### What the task asks
Identify each line below containing the string "this" and copy it.

Plotting code records:
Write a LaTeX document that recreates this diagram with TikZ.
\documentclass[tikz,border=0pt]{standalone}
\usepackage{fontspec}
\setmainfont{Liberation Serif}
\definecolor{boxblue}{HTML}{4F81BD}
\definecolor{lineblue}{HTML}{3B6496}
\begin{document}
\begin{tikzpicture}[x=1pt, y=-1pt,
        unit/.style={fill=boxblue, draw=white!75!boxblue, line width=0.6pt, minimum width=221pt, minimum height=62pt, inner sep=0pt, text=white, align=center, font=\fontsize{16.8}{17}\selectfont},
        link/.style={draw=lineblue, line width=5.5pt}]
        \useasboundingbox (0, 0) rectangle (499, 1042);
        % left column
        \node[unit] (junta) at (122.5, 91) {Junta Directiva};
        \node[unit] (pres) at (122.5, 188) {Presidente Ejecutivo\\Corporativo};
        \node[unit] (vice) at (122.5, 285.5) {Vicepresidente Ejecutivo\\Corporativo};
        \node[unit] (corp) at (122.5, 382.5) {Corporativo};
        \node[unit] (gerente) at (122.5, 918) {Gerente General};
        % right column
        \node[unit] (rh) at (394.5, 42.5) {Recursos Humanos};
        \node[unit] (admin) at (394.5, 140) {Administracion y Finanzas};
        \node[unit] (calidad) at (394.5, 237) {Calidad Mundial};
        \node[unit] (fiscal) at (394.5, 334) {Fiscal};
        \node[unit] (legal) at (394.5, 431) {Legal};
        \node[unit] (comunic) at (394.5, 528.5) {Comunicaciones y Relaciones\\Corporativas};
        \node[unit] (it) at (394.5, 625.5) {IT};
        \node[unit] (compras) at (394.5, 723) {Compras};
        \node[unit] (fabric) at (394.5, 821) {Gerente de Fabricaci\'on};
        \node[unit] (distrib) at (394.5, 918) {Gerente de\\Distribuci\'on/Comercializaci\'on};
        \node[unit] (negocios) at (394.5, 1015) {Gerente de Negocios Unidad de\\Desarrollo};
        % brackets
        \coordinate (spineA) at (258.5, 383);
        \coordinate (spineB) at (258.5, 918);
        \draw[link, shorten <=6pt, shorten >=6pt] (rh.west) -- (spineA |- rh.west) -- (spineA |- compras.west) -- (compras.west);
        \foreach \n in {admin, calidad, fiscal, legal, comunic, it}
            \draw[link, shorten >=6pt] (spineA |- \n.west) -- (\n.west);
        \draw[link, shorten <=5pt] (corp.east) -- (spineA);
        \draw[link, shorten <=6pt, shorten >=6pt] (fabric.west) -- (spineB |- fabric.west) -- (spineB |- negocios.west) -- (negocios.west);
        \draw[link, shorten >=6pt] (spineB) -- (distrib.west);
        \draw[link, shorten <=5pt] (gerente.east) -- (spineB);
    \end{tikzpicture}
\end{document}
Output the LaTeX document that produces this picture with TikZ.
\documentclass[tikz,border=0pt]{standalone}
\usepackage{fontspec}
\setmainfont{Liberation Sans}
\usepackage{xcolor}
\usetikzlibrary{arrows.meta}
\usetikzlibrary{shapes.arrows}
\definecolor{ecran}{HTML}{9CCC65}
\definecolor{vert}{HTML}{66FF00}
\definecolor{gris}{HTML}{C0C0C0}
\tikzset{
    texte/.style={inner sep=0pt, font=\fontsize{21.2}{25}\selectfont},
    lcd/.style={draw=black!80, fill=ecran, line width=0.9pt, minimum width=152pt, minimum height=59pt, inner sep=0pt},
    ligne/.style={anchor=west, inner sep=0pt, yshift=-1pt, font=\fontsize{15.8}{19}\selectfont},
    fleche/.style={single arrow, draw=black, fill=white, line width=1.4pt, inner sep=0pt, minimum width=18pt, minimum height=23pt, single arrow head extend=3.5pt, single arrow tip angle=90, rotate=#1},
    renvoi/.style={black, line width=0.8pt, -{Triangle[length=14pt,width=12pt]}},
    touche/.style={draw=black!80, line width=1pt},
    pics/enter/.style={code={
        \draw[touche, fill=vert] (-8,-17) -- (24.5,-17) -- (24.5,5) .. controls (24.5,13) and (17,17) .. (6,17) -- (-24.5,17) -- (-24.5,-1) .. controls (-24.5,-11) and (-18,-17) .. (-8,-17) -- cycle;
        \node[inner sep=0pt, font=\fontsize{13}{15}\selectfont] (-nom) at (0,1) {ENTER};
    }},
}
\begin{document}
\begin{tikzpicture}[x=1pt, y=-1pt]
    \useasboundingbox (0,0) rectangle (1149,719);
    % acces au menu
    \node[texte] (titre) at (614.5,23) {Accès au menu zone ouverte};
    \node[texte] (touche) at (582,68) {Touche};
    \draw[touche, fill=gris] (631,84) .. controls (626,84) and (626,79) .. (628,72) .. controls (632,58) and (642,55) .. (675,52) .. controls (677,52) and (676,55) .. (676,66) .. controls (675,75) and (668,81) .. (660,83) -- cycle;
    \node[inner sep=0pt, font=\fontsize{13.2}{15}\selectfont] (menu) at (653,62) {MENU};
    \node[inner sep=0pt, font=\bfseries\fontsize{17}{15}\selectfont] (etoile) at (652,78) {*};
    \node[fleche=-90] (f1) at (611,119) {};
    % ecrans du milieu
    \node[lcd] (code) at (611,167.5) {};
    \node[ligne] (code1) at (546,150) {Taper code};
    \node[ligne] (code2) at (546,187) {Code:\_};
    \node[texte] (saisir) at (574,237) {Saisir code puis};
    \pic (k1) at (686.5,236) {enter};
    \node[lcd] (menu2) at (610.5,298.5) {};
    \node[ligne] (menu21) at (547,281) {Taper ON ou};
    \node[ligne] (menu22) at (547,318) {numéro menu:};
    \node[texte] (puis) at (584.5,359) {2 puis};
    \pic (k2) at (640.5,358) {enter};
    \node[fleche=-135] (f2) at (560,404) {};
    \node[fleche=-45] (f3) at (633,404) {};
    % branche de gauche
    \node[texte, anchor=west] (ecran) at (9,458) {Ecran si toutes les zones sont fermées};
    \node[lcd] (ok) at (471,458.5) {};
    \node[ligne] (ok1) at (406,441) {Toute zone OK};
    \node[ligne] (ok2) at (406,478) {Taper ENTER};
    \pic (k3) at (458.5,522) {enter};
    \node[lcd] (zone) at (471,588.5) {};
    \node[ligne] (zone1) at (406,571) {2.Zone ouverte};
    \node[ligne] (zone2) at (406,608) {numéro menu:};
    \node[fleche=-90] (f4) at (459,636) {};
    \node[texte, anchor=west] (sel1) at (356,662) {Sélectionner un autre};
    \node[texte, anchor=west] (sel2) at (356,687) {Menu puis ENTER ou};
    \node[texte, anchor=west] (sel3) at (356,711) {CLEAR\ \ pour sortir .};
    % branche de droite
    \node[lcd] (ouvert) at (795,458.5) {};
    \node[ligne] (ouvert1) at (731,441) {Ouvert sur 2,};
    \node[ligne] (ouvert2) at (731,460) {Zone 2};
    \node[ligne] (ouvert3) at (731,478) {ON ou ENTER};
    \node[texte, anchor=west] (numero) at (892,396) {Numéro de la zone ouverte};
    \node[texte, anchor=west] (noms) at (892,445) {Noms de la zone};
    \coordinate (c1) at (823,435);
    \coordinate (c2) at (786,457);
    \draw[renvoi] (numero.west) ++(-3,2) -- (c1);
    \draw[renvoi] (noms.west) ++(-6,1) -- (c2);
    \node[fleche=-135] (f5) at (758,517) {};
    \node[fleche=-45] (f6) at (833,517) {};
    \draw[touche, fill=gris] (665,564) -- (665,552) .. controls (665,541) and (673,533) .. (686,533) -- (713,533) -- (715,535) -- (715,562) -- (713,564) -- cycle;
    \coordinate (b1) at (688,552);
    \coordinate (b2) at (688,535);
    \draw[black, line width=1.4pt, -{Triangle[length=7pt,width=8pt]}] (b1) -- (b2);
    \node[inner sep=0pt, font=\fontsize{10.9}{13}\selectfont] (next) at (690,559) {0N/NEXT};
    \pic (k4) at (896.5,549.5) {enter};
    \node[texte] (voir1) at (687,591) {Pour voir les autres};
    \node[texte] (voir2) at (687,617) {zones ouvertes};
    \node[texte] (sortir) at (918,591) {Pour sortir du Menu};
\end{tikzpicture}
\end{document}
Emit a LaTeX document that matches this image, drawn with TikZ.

### Full answer
Write a LaTeX document that recreates this diagram with TikZ.
Output the LaTeX document that produces this picture with TikZ.
Emit a LaTeX document that matches this image, drawn with TikZ.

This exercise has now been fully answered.